Liquidity Crises: The Functioning of Secondary Markets

As conventional wisdom has it, markets stall during financial crises, as sellers struggle to find their buyers. For example, describing the current subprime lending crisis, Paul Krugman notes “…[M]arkets in stuff that is normally traded all the time … have shut down because there are no buyers” (The New York Times, Aug. 11, 2007). Many other similar quotes can be found in major newspapers describing the LTCM, Russian, and Mexican crises, among others.

But an empirical assessment of what really goes on with secondary market liquidity in periods of financial distress is far from trivial. In a recent paper with Eduardo Levy Yeyati and Neeltje Van Horen, “Emerging Market Liquidity and Crises,” we conduct the first systematic empirical study of secondary market liquidity under stress across emerging market crises.

We find no evidence of market “paralysis” at the beginning of crises; secondary market activity does not appear to break down. If anything, trading activity increases as prices fall abruptly, to decline only later as crises progress. However, the cost of making transactions increases sharply; prices react more strongly to each dollar transacted and bid-ask spreads widen. (See figures below.) Thus, whereas trading activity moves inversely to trading costs during tranquil times (and across securities), both increase during crises.

These results are consistent with the view that crises are associated with portfolio reallocation among heterogeneous agents that do not fully anticipate crises (hence, volume increases during market downturns, rather than before) and with fire sales by liquidity constrained investors paying a hefty premium to bring in outside capital. The results also suggest that distressed reallocations between liquid and illiquid investors are feasible but costly.



6 Responses to "Liquidity Crises: The Functioning of Secondary Markets"

  1. Vitoria Saddi   September 20, 2007 at 3:45 pm

    Sergio: Do you think that the results are similar if you add in your sample less traded shares? By adding only ‘elite group’ of shares, I can intuitively understand that the increase in the bid – ask spread during crises for these elite shares. It is harder to see if similar results (wider bid-ask) for less traded shares. I guess this part of the market (which is a large share) may indeed simply shut down, or not?

  2. Sergio   September 20, 2007 at 9:12 pm

    Vitoria,  Thanks very much for your comment.  The problem when looking at less traded stocks is that the series are much more volatile and, importantly, that there are many missing observations, probably due to non-trading activity. We focused on stocks that trade almost everyday so we can track the evolution of bid-ask spreads and we can compute the Amihud ratio.
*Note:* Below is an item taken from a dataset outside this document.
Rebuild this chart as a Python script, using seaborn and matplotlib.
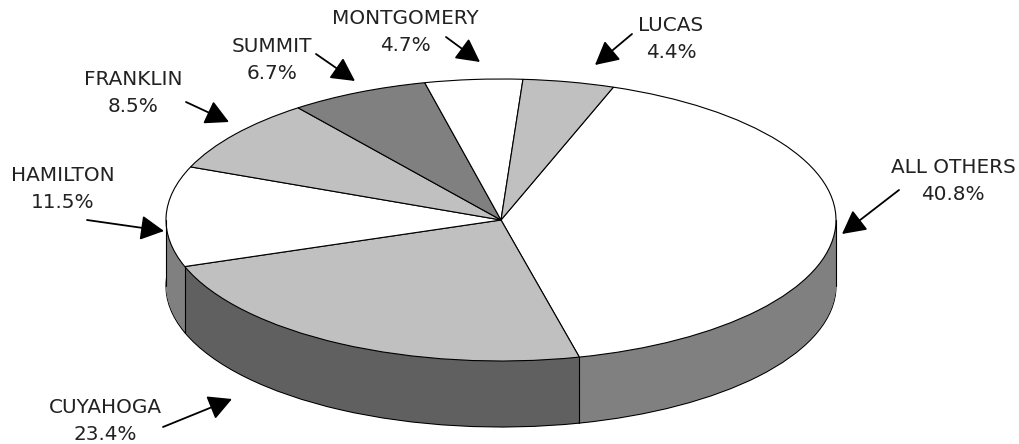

As an alternative measure we also looked at the proportion of non-trading days.  It is possible that less traded stocks behave differently, and their markets indeed shut down during crises. However, we have looked at many stocks before doing the analysis, including “non-elite” stocks. Casual observation suggests most stocks analyzed show similar patterns, within countries and across countries. But as your comment suggests, much more analysis is needed.  Thanks again,

  3. Anonymous   September 21, 2007 at 8:13 am

    This is a most inteesting analysis and study; do we know if such effects do occur also in other asset markets when there is a seizure of credit and liquidity. In recent period of global financial turmoil it looks like secondary trading was frozen in many assets (CDOs, ABCP, etc…). How come?

  4. Nouriel   September 21, 2007 at 8:17 am

    Sergio, a real excellent contribution and point that you are making. But in some market the freezing of liquidity may lead to little secondary market activity. The assets of many conduits and SIVs are now frozen and there is very little trading in them. Partly this may be due to the fact that some financial claims (say tranches of CDOs) were little traded even in good times; thus, in periods of crunch they become even more illiquid. This suggest the need to create deep and liquid markets for such eminently illiquid assets.

  5. Sergio   September 21, 2007 at 10:57 am

    Thanks for your feedback.  I agree with the two comments above. We need to understand what happens in other markets. From the research point of view, one problem is that it is difficult to get good time series on those securities (although I am sure that some institutions do have them).   But the claim that markets shut down refers to secondary markets in general. Perhaps, this type of research would help to clarify the discussion.

  6. Anonymous   August 15, 2008 at 8:58 pm

    This is a very interesting research. I wonder if there are other market liquidity indicators rather than bid-ask spread?